Smith suggested that those who have to leave the US because of family emergencies and business trips should be allowed to enter the country again without additional vetting.
“These are not people trying to avoid detection,” Smith said in the letter which is addressed to Secretary of State Rex Tillerson and Secretary of Homeland Security John Kelly. “Rather, these individuals are ‘known quantities' in their communities: their character, personalities, conduct, and behavior is well recognized and understood by their employers, colleagues, friends, and neighbors.”
In his letter, Smith has highlighted cases of Microsoft employees caught up in the surprise order signed by Donald Trump. The decision has led to separation of couples and one Microsoft worker is facing the hard choice of visiting a dying parent overseas and perhaps not being allowed to return.

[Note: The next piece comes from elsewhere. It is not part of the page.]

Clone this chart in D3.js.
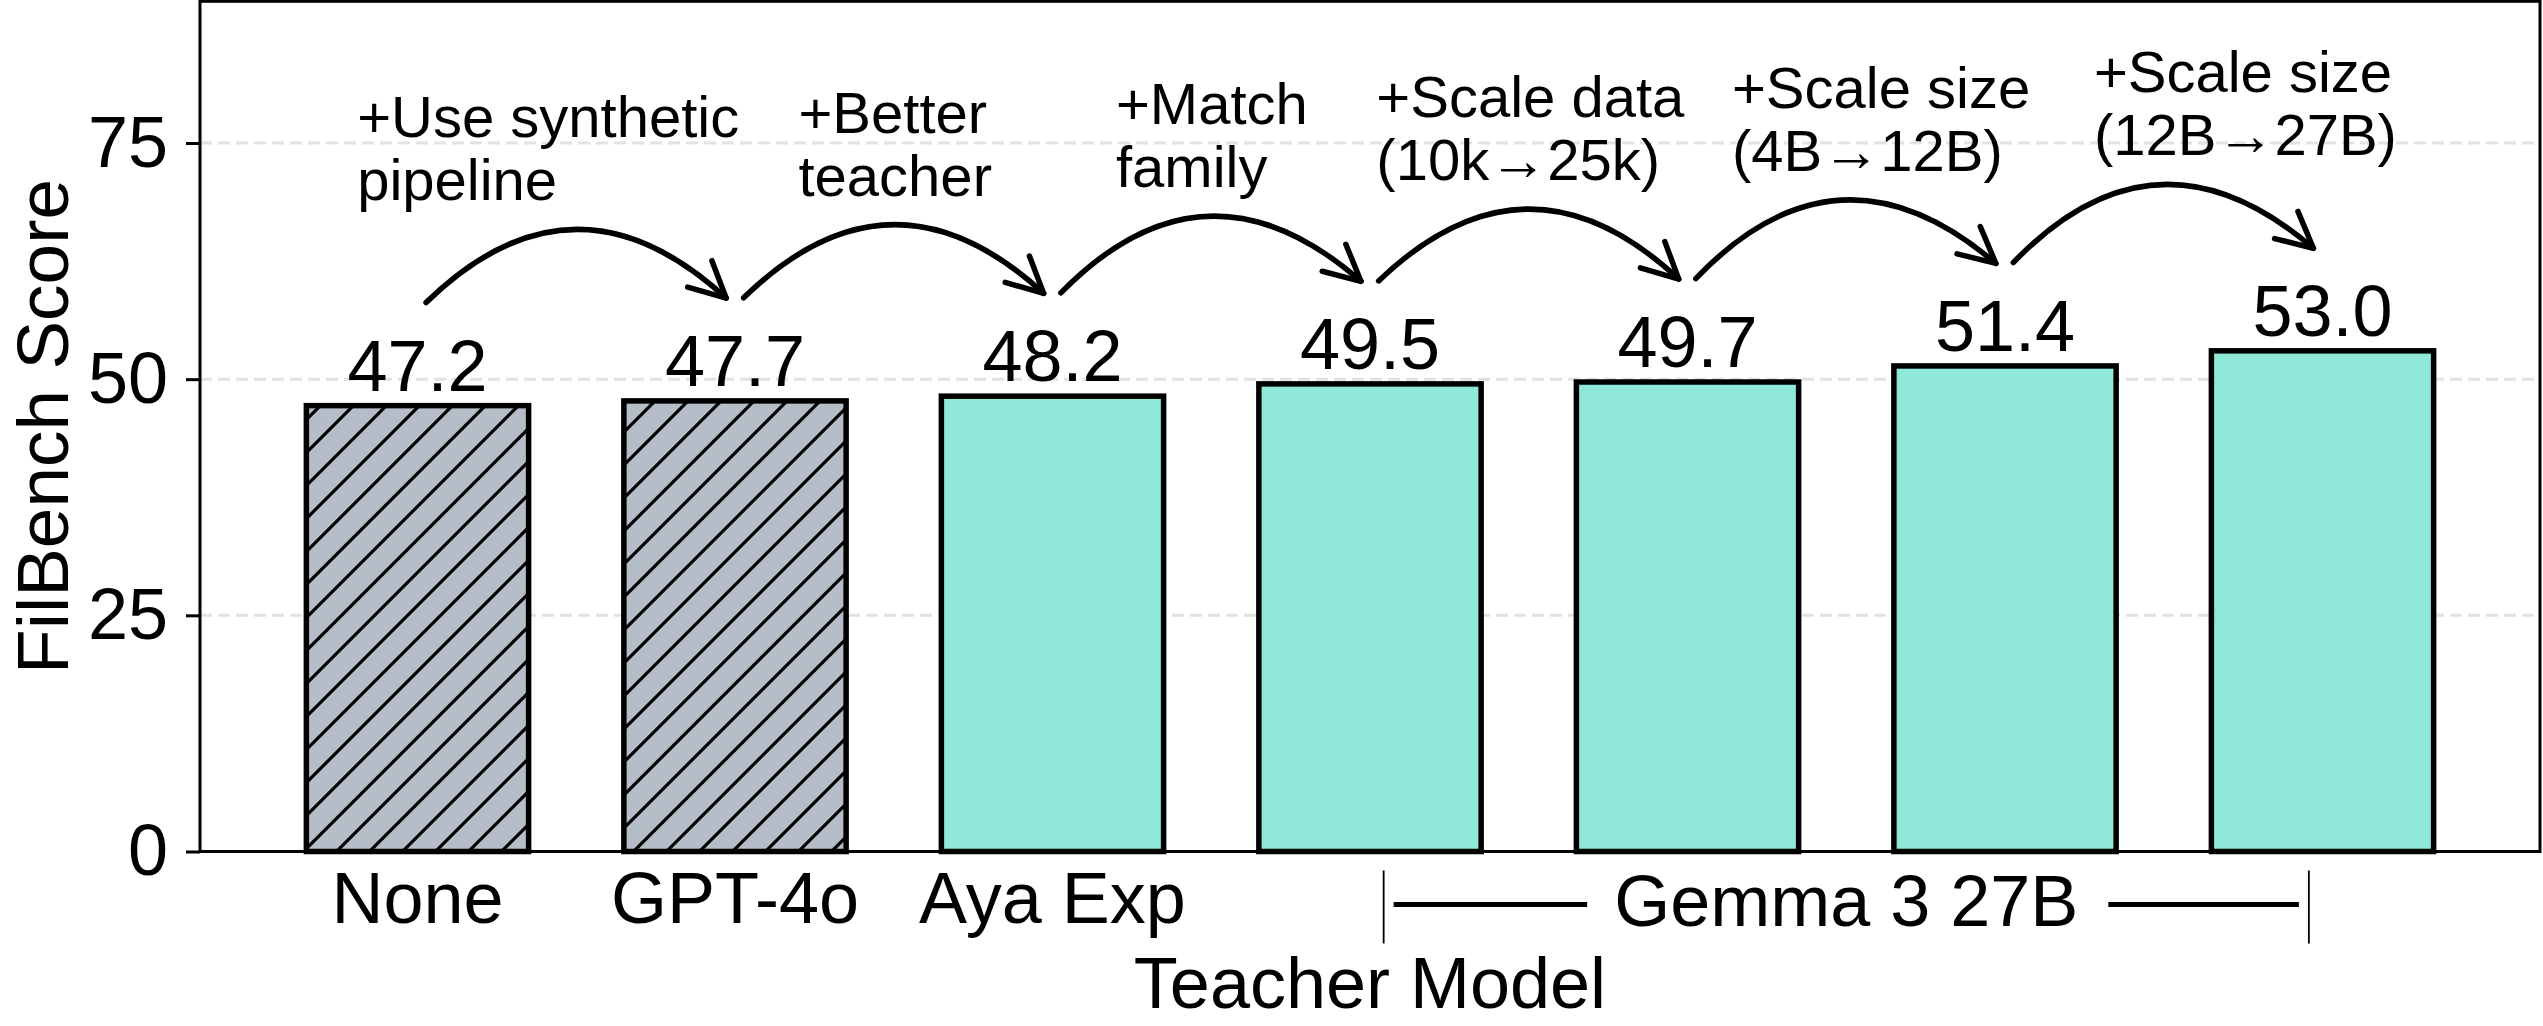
<!DOCTYPE html>
<html>
<head>
<meta charset="utf-8">
<script src="https://cdn.jsdelivr.net/npm/d3@7"></script>
<style>
  body { margin: 0; background: #fff; }
  svg { display: block; }
  text { font-family: "Liberation Sans", Arial, Helvetica, sans-serif; fill: #000; }
</style>
</head>
<body>
<svg id="chart" width="2543" height="1026"></svg>
<script>
// data
const tickLabels = ['None', 'GPT-4o', 'Aya Exp', '', '', '', ''];
const scores = [47.2, 47.7, 48.2, 49.5, 49.7, 51.4, 53.0];
const baselineRun = [true, true, false, false, false, false, false]; // hatched grey bars
const groupLabel = 'Gemma 3 27B';
const groupSpan = [3, 6];
const yTicks = [0, 25, 50, 75];
const steps = [
  ['+Use synthetic', 'pipeline'],
  ['+Better', 'teacher'],
  ['+Match', 'family'],
  ['+Scale data', '(10k\u219225k)'],
  ['+Scale size', '(4B\u219212B)'],
  ['+Scale size', '(12B\u219227B)']
];

// layout
const W = 2543, H = 1026;
const plot = { left: 200, right: 2540, top: 1.3, bottom: 851.5 };
const barWidth = 0.7;
const arrowLift = 10;           // arrows sit this many score points above the bars
const noteLeft = [-0.19, 1.2, 2.2, 3.02, 4.14, 5.28]; // left edge of each step note, in bar units

const svg = d3.select('#chart');

const x = d3.scaleLinear().domain([-0.685, 6.685]).range([plot.left, plot.right]);
const y = d3.scaleLinear().domain([0, 90]).range([plot.bottom, plot.top]);
const greyFill = '#b5bdc8';
const tealFill = '#8fe8d8';

// hatch pattern for the grey bars
const defs = svg.append('defs');
const pat = defs.append('pattern')
  .attr('id', 'hatch')
  .attr('patternUnits', 'userSpaceOnUse')
  .attr('width', 33).attr('height', 33);
pat.append('rect').attr('width', 33).attr('height', 33).attr('fill', greyFill);
pat.append('path')
  .attr('d', 'M0,33 L33,0 M-6,6 L6,-6 M27,39 L39,27')
  .attr('stroke', '#000').attr('stroke-width', 3.2);

// grid
svg.append('g').selectAll('line')
  .data(yTicks.filter(t => t > 0))
  .enter().append('line')
  .attr('x1', plot.left).attr('x2', plot.right)
  .attr('y1', d => y(d)).attr('y2', d => y(d))
  .attr('stroke', '#e2e2e2')
  .attr('stroke-width', 3)
  .attr('stroke-dasharray', '12,6');

// bars
svg.append('g').selectAll('rect')
  .data(scores)
  .enter().append('rect')
  .attr('x', (d, i) => x(i - barWidth / 2))
  .attr('y', d => y(d))
  .attr('width', x(barWidth) - x(0))
  .attr('height', d => y(0) - y(d))
  .attr('fill', (d, i) => baselineRun[i] ? 'url(#hatch)' : tealFill)
  .attr('stroke', '#000')
  .attr('stroke-width', 5.5);

// value labels
svg.append('g').selectAll('text')
  .data(scores)
  .enter().append('text')
  .attr('x', (d, i) => x(i))
  .attr('y', d => y(d) - 15)
  .attr('text-anchor', 'middle')
  .attr('font-size', 72)
  .text(d => d.toFixed(1));

// frame
svg.append('rect')
  .attr('x', plot.left).attr('y', plot.top)
  .attr('width', plot.right - plot.left)
  .attr('height', plot.bottom - plot.top)
  .attr('fill', 'none')
  .attr('stroke', '#000')
  .attr('stroke-width', 3);

// y axis
const yAxis = svg.append('g')
  .attr('transform', `translate(${plot.left},0)`)
  .call(d3.axisLeft(y).tickValues(yTicks).tickSize(14).tickPadding(18));
yAxis.select('.domain').remove();
yAxis.selectAll('.tick line').attr('stroke', '#000').attr('stroke-width', 3);
yAxis.selectAll('.tick text')
  .attr('font-size', 72)
  .attr('font-family', '"Liberation Sans", Arial, sans-serif')
  .attr('fill', '#000');

// x tick labels (no tick marks)
const labelBase = plot.bottom + 71;
svg.append('g').selectAll('text')
  .data(tickLabels)
  .enter().append('text')
  .attr('x', (d, i) => x(i))
  .attr('y', labelBase)
  .attr('text-anchor', 'middle')
  .attr('font-size', 72)
  .text(d => d);

// group bracket for the Gemma bars
const gx0 = x(groupSpan[0] + 0.043), gx1 = x(groupSpan[1] - 0.043);
const gMid = (x(groupSpan[0]) + x(groupSpan[1])) / 2;
const grp = svg.append('g');
const gText = grp.append('text')
  .attr('x', gMid).attr('y', labelBase + 3)
  .attr('text-anchor', 'middle')
  .attr('font-size', 72)
  .text(groupLabel);
const gw = gText.node().getComputedTextLength();
grp.selectAll('line.end')
  .data([gx0, gx1])
  .enter().append('line')
  .attr('x1', d => d).attr('x2', d => d)
  .attr('y1', labelBase - 52).attr('y2', labelBase + 21)
  .attr('stroke', '#000').attr('stroke-width', 1.8);
grp.selectAll('line.dash')
  .data([[gx0 + 10, gMid - gw / 2 - 27], [gMid + gw / 2 + 30, gx1 - 10]])
  .enter().append('line')
  .attr('x1', d => d[0]).attr('x2', d => d[1])
  .attr('y1', labelBase - 18).attr('y2', labelBase - 18)
  .attr('stroke', '#000').attr('stroke-width', 5);

// curved step arrows and their notes
const shrink = 10, headLen = 40, headAngle = 26.6 * Math.PI / 180;
const arrows = svg.append('g');
d3.range(steps.length).forEach(i => {
  const p0 = [x(i), y(scores[i] + arrowLift)];
  const p2 = [x(i + 1), y(scores[i + 1] + arrowLift)];
  const dx = p2[0] - p0[0], dy = p2[1] - p0[1];
  const c = [(p0[0] + p2[0]) / 2 + 0.5 * dy, (p0[1] + p2[1]) / 2 - 0.5 * dx];
  const bez = t => [
    (1 - t) * (1 - t) * p0[0] + 2 * t * (1 - t) * c[0] + t * t * p2[0],
    (1 - t) * (1 - t) * p0[1] + 2 * t * (1 - t) * c[1] + t * t * p2[1]
  ];
  // arc length by sampling, to trim both ends
  const samples = d3.range(0, 1.0001, 0.02).map(bez);
  let len = 0, peak = Infinity;
  samples.forEach((p, k) => {
    if (k) len += Math.hypot(p[0] - samples[k - 1][0], p[1] - samples[k - 1][1]);
    peak = Math.min(peak, p[1]);
  });
  const t0 = shrink / len, t1 = 1 - shrink / len;
  const a = bez(t0), b = bez(t1);
  const q = [
    (1 - t0) * (1 - t1) * p0[0] + ((1 - t0) * t1 + t0 * (1 - t1)) * c[0] + t0 * t1 * p2[0],
    (1 - t0) * (1 - t1) * p0[1] + ((1 - t0) * t1 + t0 * (1 - t1)) * c[1] + t0 * t1 * p2[1]
  ];
  const path = d3.path();
  path.moveTo(a[0], a[1]);
  path.quadraticCurveTo(q[0], q[1], b[0], b[1]);
  arrows.append('path')
    .attr('d', path.toString())
    .attr('fill', 'none').attr('stroke', '#000')
    .attr('stroke-width', 5.5).attr('stroke-linecap', 'round');

  const ang = Math.atan2(b[1] - q[1], b[0] - q[0]);
  const arm = s => [b[0] - headLen * Math.cos(ang + s * headAngle), b[1] - headLen * Math.sin(ang + s * headAngle)];
  const h1 = arm(1), h2 = arm(-1);
  arrows.append('path')
    .attr('d', `M${h1[0]},${h1[1]} L${b[0]},${b[1]} L${h2[0]},${h2[1]}`)
    .attr('fill', 'none').attr('stroke', '#000')
    .attr('stroke-width', 5.5).attr('stroke-linecap', 'round').attr('stroke-linejoin', 'round');

  const note = arrows.append('text')
    .attr('x', x(noteLeft[i]))
    .attr('y', peak - 92)
    .attr('font-size', 58);
  steps[i].forEach((line, k) => {
    note.append('tspan')
      .attr('x', x(noteLeft[i]))
      .attr('dy', k ? 63 : 0)
      .text(line);
  });
});

// axis titles
svg.append('text')
  .attr('transform', `translate(68,${(plot.top + plot.bottom) / 2}) rotate(-90)`)
  .attr('text-anchor', 'middle')
  .attr('font-size', 73)
  .text('FilBench Score');

svg.append('text')
  .attr('x', (plot.left + plot.right) / 2)
  .attr('y', 1008)
  .attr('text-anchor', 'middle')
  .attr('font-size', 72)
  .text('Teacher Model');
</script>
</body>
</html>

Microsoft is asking for the following exceptions process for who they call “Responsible Known Travelers with Pressing Needs”:
“The applicant initially must fall into one of three categories: (a) an individual who already holds a valid nonimmigrant work visa sponsored by a U.S. employer enrolled in the E-Verify program, which helps ensure responsible visa use; (b) an individual who already holds an F-1 student visa to pursue a degree at an accredited U.S. university and can provide documentation from the university showing that he or she is currently enrolled and in good standing; or (c) be an immediate family member of one of these individuals and hold a derivative nonimmigrant visa;
• The individual must have committed no crime in the United States;
• If applying to depart from the U.S. and subsequently re-enter, the purpose of the travel must be for an exigent family-related emergency or for the business need of an employer. The travel abroad would be for a duration of no longer than two weeks; and
• Business travel abroad would not include passage through the countries covered by the executive order. Personal travel abroad for exigent family-related emergencies may allow for travel to any country on a case-by-case basis.”
The Executive Order on Immigration signed by the U.S. President applies an immediate 90-day moratorium on admissions and reentry into the United States of all individuals who are not already a citizen of the U.S. from the seven following countries: Syria, Iraq, Iran, Libya, Somalia, Yemen, and Sudan.
In first reactions after the order was signed Microsoft reassured its employees, offering legal advice and assistance to those affected.
“We believe that immigration laws can and should protect the public without sacrificing people's freedom of expression or religion,” Smith wrote in a memo shared by Satya Nadella, saying that Microsoft believed “in the importance of protecting legitimate and law-abiding refugees whose very lives may be at stake in immigration proceedings.”
In addition to those statements, Microsoft is participating in a joint lawsuit against the executive order, alongside Amazon and Expedia. The lawsuit claims some of the company's employees have been adversely affected by the change in the policy.
In another statement, the Microsoft leadership left no doubt about its opposition to the travel-ban, saying that they believed “the executive order [was] misguided and a fundamental step backwards,” and that there existed “more effective ways to protect public safety without creating so much collateral damage to the country's reputation and values.”